Department of Corrections officials said in a news release that “regional staffing plans have been developed to supplement correctional officers and medical staff, if staffing requirements cannot be met due to positive test results.”
But agency officials did not immediately comment on specific measures that have been taken at prisons where workers have tested positive for the virus. Employees who test positive are not allowed to return to work until a doctor says they have fully recovered, according to agency news releases.
While 167 workers had tested positive as of Monday, corrections officials have refused to reveal the number of employees who have undergone testing, a number that could help determine if testing is sufficient and show a rate of infection.

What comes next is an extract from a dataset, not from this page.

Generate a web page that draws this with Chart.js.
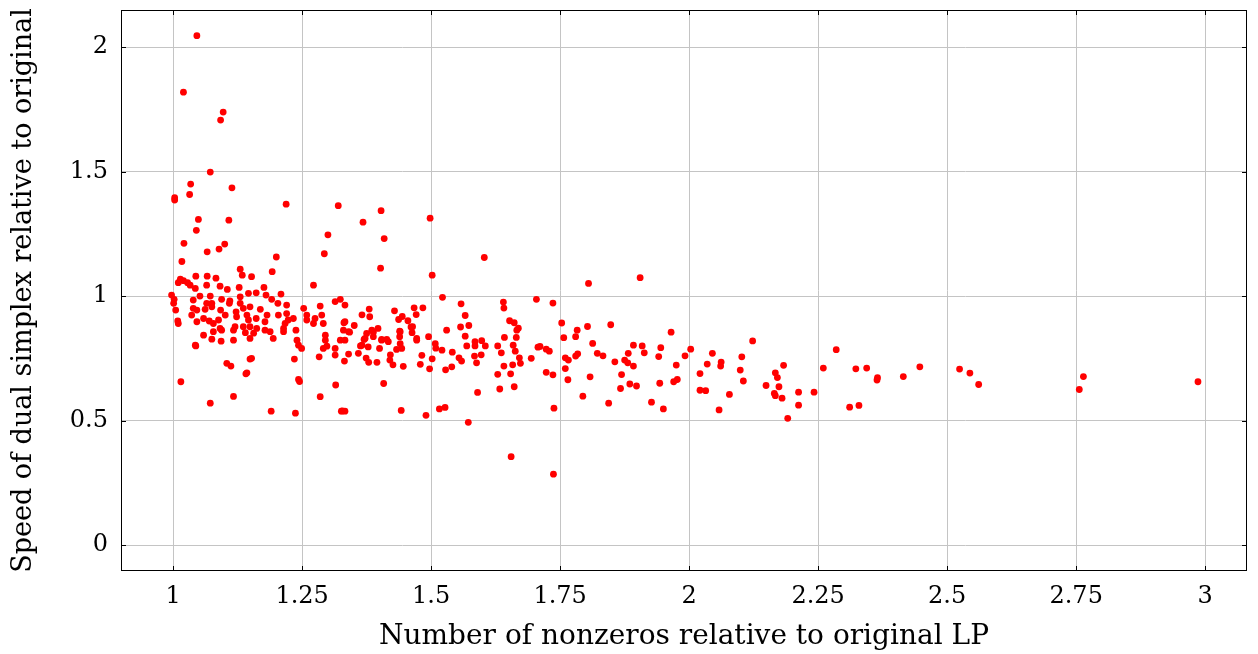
<!DOCTYPE html>
<html>
<head>
<meta charset="utf-8">
<script src="https://cdn.jsdelivr.net/npm/chart.js@4"></script>
<style>
  html, body { margin: 0; padding: 0; background: #fff; }
  #wrap { width: 1258px; height: 654px; }
</style>
</head>
<body>
<div id="wrap"><canvas id="chart"></canvas></div>
<script>
// nonzeros ratio (x) and dual simplex speed ratio (y)
const nonzeroRatio = [
  1.046, 1.020, 1.097, 1.092, 1.072, 1.034, 1.114, 1.032, 1.003, 1.003, 1.219, 1.320,
  1.049, 1.108, 1.045, 1.300, 1.021, 1.100, 1.066, 1.089, 1.293, 1.017, 1.200, 1.130,
  1.192, 1.134, 1.152, 1.044, 1.066, 1.083, 1.014, 1.010, 1.020, 1.028, 1.033, 1.043,
  1.065, 1.091, 1.105, 1.128, 1.176, 1.272, 0.997, 1.002, 1.001, 1.005, 1.009, 1.010,
  1.039, 1.052, 1.072, 1.065, 1.075, 1.094, 1.110, 1.130, 1.146, 1.161, 1.180, 1.209,
  1.191, 1.203, 1.220, 1.039, 1.046, 1.062, 1.075, 1.092, 1.109, 1.130, 1.136, 1.149,
  1.169, 1.182, 1.036, 1.059, 1.070, 1.088, 1.101, 1.122, 1.123, 1.143, 1.146, 1.161,
  1.149, 1.178, 1.204, 1.220, 1.223, 1.046, 1.078, 1.094, 1.078, 1.075, 1.091, 1.117,
  1.120, 1.136, 1.140, 1.156, 1.162, 1.178, 1.188, 1.194, 1.214, 1.214, 1.217, 1.233,
  1.238, 1.240, 1.243, 1.249, 1.253, 1.259, 1.259, 1.272, 1.275, 1.285, 1.288, 1.291,
  1.295, 1.295, 1.298, 1.291, 1.283, 1.314, 1.324, 1.333, 1.330, 1.333, 1.314, 1.314,
  1.340, 1.059, 1.093, 1.117, 1.152, 1.044, 1.104, 1.112, 1.143, 1.149, 1.235, 1.243,
  1.043, 1.149, 1.015, 1.072, 1.117, 1.141, 1.190, 1.237, 1.245, 1.285, 1.315, 1.326,
  1.333, 1.403, 1.368, 1.498, 1.409, 1.603, 1.402, 1.502, 1.522, 1.640, 1.641, 1.704,
  1.736, 1.558, 1.566, 1.484, 1.467, 1.429, 1.380, 1.333, 1.366, 1.381, 1.444, 1.471,
  1.437, 1.455, 1.652, 1.661, 1.669, 1.557, 1.573, 1.351, 1.331, 1.530, 1.566, 1.495,
  1.461, 1.439, 1.342, 1.388, 1.642, 1.665, 1.375, 1.385, 1.397, 1.439, 1.464, 1.472,
  1.404, 1.414, 1.370, 1.388, 1.440, 1.440, 1.443, 1.433, 1.404, 1.417, 1.400, 1.372,
  1.366, 1.324, 1.463, 1.508, 1.585, 1.598, 1.666, 1.408, 1.328, 1.442, 1.490, 1.516,
  1.527, 1.572, 1.655, 1.737, 1.590, 1.633, 1.661, 1.738, 1.629, 1.654, 1.723, 1.736,
  1.497, 1.528, 1.540, 1.479, 1.446, 1.426, 1.395, 1.379, 1.332, 1.588, 1.641, 1.658,
  1.673, 1.694, 1.559, 1.502, 1.482, 1.584, 1.597, 1.541, 1.554, 1.421, 1.420, 1.374,
  1.359, 1.340, 1.521, 1.509, 1.636, 1.663, 1.671, 1.707, 1.723, 1.729, 1.569, 1.629,
  1.585, 1.605, 1.659, 1.472, 1.378, 1.363, 1.711, 1.805, 1.905, 1.753, 1.757, 1.783,
  1.780, 1.803, 1.848, 1.813, 1.822, 1.833, 1.784, 1.780, 1.760, 1.766, 1.760, 1.765,
  1.808, 1.794, 1.856, 1.844, 1.869, 1.867, 1.875, 1.882, 1.881, 1.892, 1.885, 1.898,
  1.892, 1.909, 1.913, 1.927, 1.941, 1.945, 1.943, 1.950, 1.965, 1.975, 1.970, 1.977,
  1.992, 2.003, 2.021, 2.021, 2.032, 2.035, 2.045, 2.061, 2.062, 2.058, 2.078, 2.099,
  2.102, 2.105, 2.123, 2.149, 2.165, 2.167, 2.167, 2.171, 2.174, 2.180, 2.183, 2.191,
  2.212, 2.212, 2.242, 2.260, 2.285, 2.311, 2.329, 2.323, 2.344, 2.365, 2.364, 2.415,
  2.447, 2.524, 2.544, 2.561, 2.756, 2.764, 2.986
];
const speedRatio = [
  2.046, 1.819, 1.739, 1.707, 1.498, 1.450, 1.435, 1.408, 1.395, 1.386, 1.369, 1.363,
  1.308, 1.305, 1.264, 1.246, 1.212, 1.209, 1.178, 1.189, 1.170, 1.139, 1.157, 1.108,
  1.098, 1.084, 1.078, 1.080, 1.080, 1.072, 1.068, 1.054, 1.062, 1.054, 1.044, 1.031,
  1.044, 1.040, 1.027, 1.035, 1.035, 1.044, 1.004, 0.987, 0.971, 0.944, 0.900, 0.890,
  0.984, 1.000, 1.000, 0.971, 0.971, 0.987, 0.981, 0.997, 1.011, 1.013, 1.004, 1.008,
  0.987, 0.971, 0.964, 0.951, 0.944, 0.947, 0.957, 0.944, 0.971, 0.971, 0.951, 0.957,
  0.947, 0.924, 0.924, 0.910, 0.900, 0.904, 0.924, 0.937, 0.917, 0.924, 0.904, 0.910,
  0.877, 0.897, 0.924, 0.930, 0.904, 0.897, 0.890, 0.863, 0.857, 0.827, 0.870, 0.863,
  0.877, 0.877, 0.853, 0.851, 0.870, 0.863, 0.857, 0.830, 0.857, 0.870, 0.890, 0.910,
  0.863, 0.823, 0.803, 0.790, 0.951, 0.924, 0.904, 0.890, 0.910, 0.960, 0.924, 0.890,
  0.843, 0.823, 0.799, 0.790, 0.756, 0.978, 0.987, 0.897, 0.863, 0.823, 0.790, 0.763,
  0.857, 0.843, 0.819, 0.823, 0.750, 0.800, 0.730, 0.719, 0.692, 0.747, 0.747, 0.665,
  0.803, 0.830, 0.656, 0.570, 0.597, 0.688, 0.538, 0.530, 0.657, 0.596, 0.643, 0.538,
  0.538, 1.343, 1.297, 1.313, 1.231, 1.155, 1.112, 1.084, 0.995, 0.976, 0.952, 0.987,
  0.972, 0.969, 0.922, 0.953, 0.953, 0.941, 0.948, 0.964, 0.925, 0.917, 0.918, 0.926,
  0.906, 0.901, 0.901, 0.893, 0.871, 0.876, 0.882, 0.882, 0.893, 0.863, 0.839, 0.837,
  0.876, 0.859, 0.855, 0.855, 0.834, 0.834, 0.850, 0.863, 0.870, 0.837, 0.877, 0.830,
  0.826, 0.826, 0.826, 0.837, 0.857, 0.809, 0.790, 0.786, 0.823, 0.817, 0.790, 0.830,
  0.803, 0.823, 0.853, 0.809, 0.817, 0.821, 0.863, 0.649, 0.539, 0.541, 0.521, 0.547,
  0.553, 0.493, 0.355, 0.285, 0.613, 0.627, 0.636, 0.550, 0.686, 0.688, 0.694, 0.684,
  0.708, 0.704, 0.716, 0.726, 0.718, 0.724, 0.734, 0.734, 0.739, 0.732, 0.719, 0.724,
  0.730, 0.750, 0.739, 0.748, 0.762, 0.759, 0.764, 0.775, 0.752, 0.764, 0.743, 0.751,
  0.770, 0.767, 0.783, 0.791, 0.772, 0.779, 0.752, 0.795, 0.787, 0.779, 0.800, 0.800,
  0.800, 0.800, 0.803, 0.823, 0.796, 0.800, 0.798, 1.051, 1.074, 0.892, 0.833, 0.863,
  0.837, 0.878, 0.885, 0.810, 0.770, 0.760, 0.768, 0.759, 0.752, 0.743, 0.709, 0.664,
  0.676, 0.598, 0.736, 0.570, 0.685, 0.629, 0.743, 0.770, 0.732, 0.719, 0.647, 0.639,
  0.803, 0.800, 0.772, 0.574, 0.757, 0.793, 0.650, 0.547, 0.855, 0.723, 0.656, 0.665,
  0.760, 0.787, 0.689, 0.622, 0.620, 0.727, 0.770, 0.719, 0.735, 0.543, 0.605, 0.703,
  0.756, 0.659, 0.820, 0.641, 0.609, 0.600, 0.692, 0.673, 0.636, 0.590, 0.722, 0.509,
  0.614, 0.562, 0.614, 0.711, 0.785, 0.554, 0.561, 0.708, 0.711, 0.672, 0.663, 0.677,
  0.716, 0.707, 0.691, 0.645, 0.625, 0.677, 0.656
];

const xTicks = [1, 1.25, 1.5, 1.75, 2, 2.25, 2.5, 2.75, 3];
const yTicks = [0, 0.5, 1, 1.5, 2];

const xTitle = 'Number of nonzeros relative to original LP';
const yTitle = 'Speed of dual simplex relative to original';

const points = nonzeroRatio.map((x, i) => ({ x: x, y: speedRatio[i] }));

const serif = '"DejaVu Serif", "Liberation Serif", serif';

// black frame around the plot, plus the small inward tick marks
const framePlugin = {
  id: 'frame',
  afterDraw(chart) {
    const { ctx, chartArea: a, scales } = chart;
    ctx.save();
    ctx.strokeStyle = '#000';
    ctx.lineWidth = 1;
    ctx.strokeRect(a.left + 0.5, a.top + 0.5, a.right - a.left - 1, a.bottom - a.top - 1);
    ctx.beginPath();
    xTicks.forEach(v => {
      const px = Math.round(scales.x.getPixelForValue(v)) + 0.5;
      ctx.moveTo(px, a.bottom); ctx.lineTo(px, a.bottom - 5);
      ctx.moveTo(px, a.top); ctx.lineTo(px, a.top + 5);
    });
    yTicks.forEach(v => {
      const py = Math.round(scales.y.getPixelForValue(v)) + 0.5;
      ctx.moveTo(a.left, py); ctx.lineTo(a.left + 5, py);
      ctx.moveTo(a.right, py); ctx.lineTo(a.right - 5, py);
    });
    ctx.stroke();
    ctx.restore();
  }
};

new Chart(document.getElementById('chart'), {
  type: 'scatter',
  data: {
    datasets: [{
      data: points,
      backgroundColor: '#ff0000',
      borderWidth: 0,
      pointRadius: 3.4,
      pointHoverRadius: 3.4
    }]
  },
  options: {
    responsive: true,
    maintainAspectRatio: false,
    animation: false,
    layout: { padding: { top: 10, right: 11, left: 0, bottom: 0 } },
    plugins: {
      legend: { display: false },
      tooltip: { enabled: false }
    },
    scales: {
      x: {
        type: 'linear',
        min: 0.899,
        max: 3.081,
        afterBuildTicks: scale => { scale.ticks = xTicks.map(v => ({ value: v })); },
        afterFit: scale => { scale.height = 83; scale.paddingLeft = 0; scale.paddingRight = 0; },
        grid: { color: '#c4c4c4', drawTicks: false },
        border: { display: false },
        ticks: {
          padding: 11,
          color: '#000',
          font: { family: serif, size: 24 },
          callback: v => String(v)
        },
        title: {
          display: true,
          text: xTitle,
          color: '#000',
          font: { family: serif, size: 28 },
          padding: { top: 3, bottom: 0 }
        }
      },
      y: {
        type: 'linear',
        min: -0.104,
        max: 2.149,
        afterBuildTicks: scale => { scale.ticks = yTicks.map(v => ({ value: v })); },
        afterFit: scale => { scale.width = 121; scale.paddingTop = 0; scale.paddingBottom = 0; },
        grid: { color: '#c4c4c4', drawTicks: false },
        border: { display: false },
        ticks: {
          padding: 13,
          color: '#000',
          font: { family: serif, size: 24 },
          callback: v => String(v)
        },
        title: {
          display: true,
          text: yTitle,
          color: '#000',
          font: { family: serif, size: 27 },
          padding: { top: 8, bottom: 0 }
        }
      }
    }
  },
  plugins: [framePlugin]
});
</script>
</body>
</html>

“The most difficult thing about dealing with the Department of Corrections is transparency of information,” Matt Puckett, executive director of the PBA, told The News Service of Florida in an interview.
Puckett, who is pushing for prison and jail workers to be prioritized for face masks, gloves and rapid testing, said more transparency is needed for the “peace of mind” of corrections workers and their families.
The largest number of employee positive test results, 42, has occurred at South Bay Correctional Facility, which is operated by The Geo Group, Inc., a prison contractor.
Gov. Ron DeSantis has not talked much about how the state has handled the outbreaks in prisons, and his office declined to comment on why he will not direct the Department of Corrections to release the number of employees who have been tested.
The state agency, however, releases data each day on the number of inmates who test positive and negative for the virus, as well as how many prisoners have pending results.
As of Monday, 776 prisoners had undergone testing. Of the 752 inmates who had received test results, 49 percent had been positive for the virus, corrections officials said.
On Sunday, the governor said the situation in prisons is a “separate issue” from what goes on outside in communities.
His comments came during a news conference in Daytona Beach, just miles away from Tomoka Correctional Institution.
DeSantis touted Volusia County’s response to the pandemic and said that aside from a “prison dump” of 46 prison cases on Thursday, the county’s overall positive test rate was low. DeSantis’ office did not immediately respond to requests to expand on what he meant.
“The idea that you can somehow contain an outbreak in prison and keep it in prison, it’s fantasy. It’s just a complete misunderstanding of the dynamic at work here,” Greg Newburn, the Florida director for Families Against Mandatory Minimums, a group that pushes for changes in the criminal justice system.